▸ **TO DO**
Retype the material that follows, keeping every word as it is.

▸ **INFORMATION SHOWN**
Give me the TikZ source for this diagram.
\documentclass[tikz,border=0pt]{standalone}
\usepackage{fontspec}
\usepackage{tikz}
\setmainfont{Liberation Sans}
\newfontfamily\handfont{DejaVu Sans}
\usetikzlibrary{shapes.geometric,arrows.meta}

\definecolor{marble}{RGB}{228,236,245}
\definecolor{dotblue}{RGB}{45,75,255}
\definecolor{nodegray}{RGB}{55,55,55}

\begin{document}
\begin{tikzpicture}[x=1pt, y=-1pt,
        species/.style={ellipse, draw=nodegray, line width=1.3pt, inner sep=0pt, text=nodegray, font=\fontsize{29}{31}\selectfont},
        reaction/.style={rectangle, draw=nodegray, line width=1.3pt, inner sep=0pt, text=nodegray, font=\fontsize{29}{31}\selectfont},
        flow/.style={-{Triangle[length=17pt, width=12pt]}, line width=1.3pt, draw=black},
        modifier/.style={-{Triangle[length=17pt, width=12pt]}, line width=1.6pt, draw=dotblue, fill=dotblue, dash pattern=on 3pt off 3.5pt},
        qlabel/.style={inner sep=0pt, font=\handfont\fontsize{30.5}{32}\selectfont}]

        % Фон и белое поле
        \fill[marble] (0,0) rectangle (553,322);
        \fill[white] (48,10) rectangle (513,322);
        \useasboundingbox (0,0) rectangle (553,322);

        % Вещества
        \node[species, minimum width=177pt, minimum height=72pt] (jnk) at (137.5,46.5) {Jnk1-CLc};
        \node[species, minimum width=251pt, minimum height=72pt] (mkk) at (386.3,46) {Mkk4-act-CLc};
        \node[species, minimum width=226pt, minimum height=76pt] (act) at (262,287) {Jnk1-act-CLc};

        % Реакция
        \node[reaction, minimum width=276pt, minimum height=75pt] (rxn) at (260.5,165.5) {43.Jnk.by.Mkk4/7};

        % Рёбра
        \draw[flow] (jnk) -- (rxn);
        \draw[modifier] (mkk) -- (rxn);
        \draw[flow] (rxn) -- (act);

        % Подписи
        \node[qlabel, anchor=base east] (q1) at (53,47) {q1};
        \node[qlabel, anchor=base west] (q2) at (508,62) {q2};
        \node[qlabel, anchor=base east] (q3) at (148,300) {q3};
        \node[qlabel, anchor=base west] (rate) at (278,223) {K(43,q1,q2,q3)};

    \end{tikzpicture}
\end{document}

▸ **ANSWER BELOW**
Give me the TikZ source for this diagram.
\documentclass[tikz,border=0pt]{standalone}
\usepackage{fontspec}
\usepackage{tikz}
\setmainfont{Liberation Sans}
\newfontfamily\handfont{DejaVu Sans}
\usetikzlibrary{shapes.geometric,arrows.meta}

\definecolor{marble}{RGB}{228,236,245}
\definecolor{dotblue}{RGB}{45,75,255}
\definecolor{nodegray}{RGB}{55,55,55}

\begin{document}
\begin{tikzpicture}[x=1pt, y=-1pt,
        species/.style={ellipse, draw=nodegray, line width=1.3pt, inner sep=0pt, text=nodegray, font=\fontsize{29}{31}\selectfont},
        reaction/.style={rectangle, draw=nodegray, line width=1.3pt, inner sep=0pt, text=nodegray, font=\fontsize{29}{31}\selectfont},
        flow/.style={-{Triangle[length=17pt, width=12pt]}, line width=1.3pt, draw=black},
        modifier/.style={-{Triangle[length=17pt, width=12pt]}, line width=1.6pt, draw=dotblue, fill=dotblue, dash pattern=on 3pt off 3.5pt},
        qlabel/.style={inner sep=0pt, font=\handfont\fontsize{30.5}{32}\selectfont}]

        % Фон и белое поле
        \fill[marble] (0,0) rectangle (553,322);
        \fill[white] (48,10) rectangle (513,322);
        \useasboundingbox (0,0) rectangle (553,322);

        % Вещества
        \node[species, minimum width=177pt, minimum height=72pt] (jnk) at (137.5,46.5) {Jnk1-CLc};
        \node[species, minimum width=251pt, minimum height=72pt] (mkk) at (386.3,46) {Mkk4-act-CLc};
        \node[species, minimum width=226pt, minimum height=76pt] (act) at (262,287) {Jnk1-act-CLc};

        % Реакция
        \node[reaction, minimum width=276pt, minimum height=75pt] (rxn) at (260.5,165.5) {43.Jnk.by.Mkk4/7};

        % Рёбра
        \draw[flow] (jnk) -- (rxn);
        \draw[modifier] (mkk) -- (rxn);
        \draw[flow] (rxn) -- (act);

        % Подписи
        \node[qlabel, anchor=base east] (q1) at (53,47) {q1};
        \node[qlabel, anchor=base west] (q2) at (508,62) {q2};
        \node[qlabel, anchor=base east] (q3) at (148,300) {q3};
        \node[qlabel, anchor=base west] (rate) at (278,223) {K(43,q1,q2,q3)};

    \end{tikzpicture}
\end{document}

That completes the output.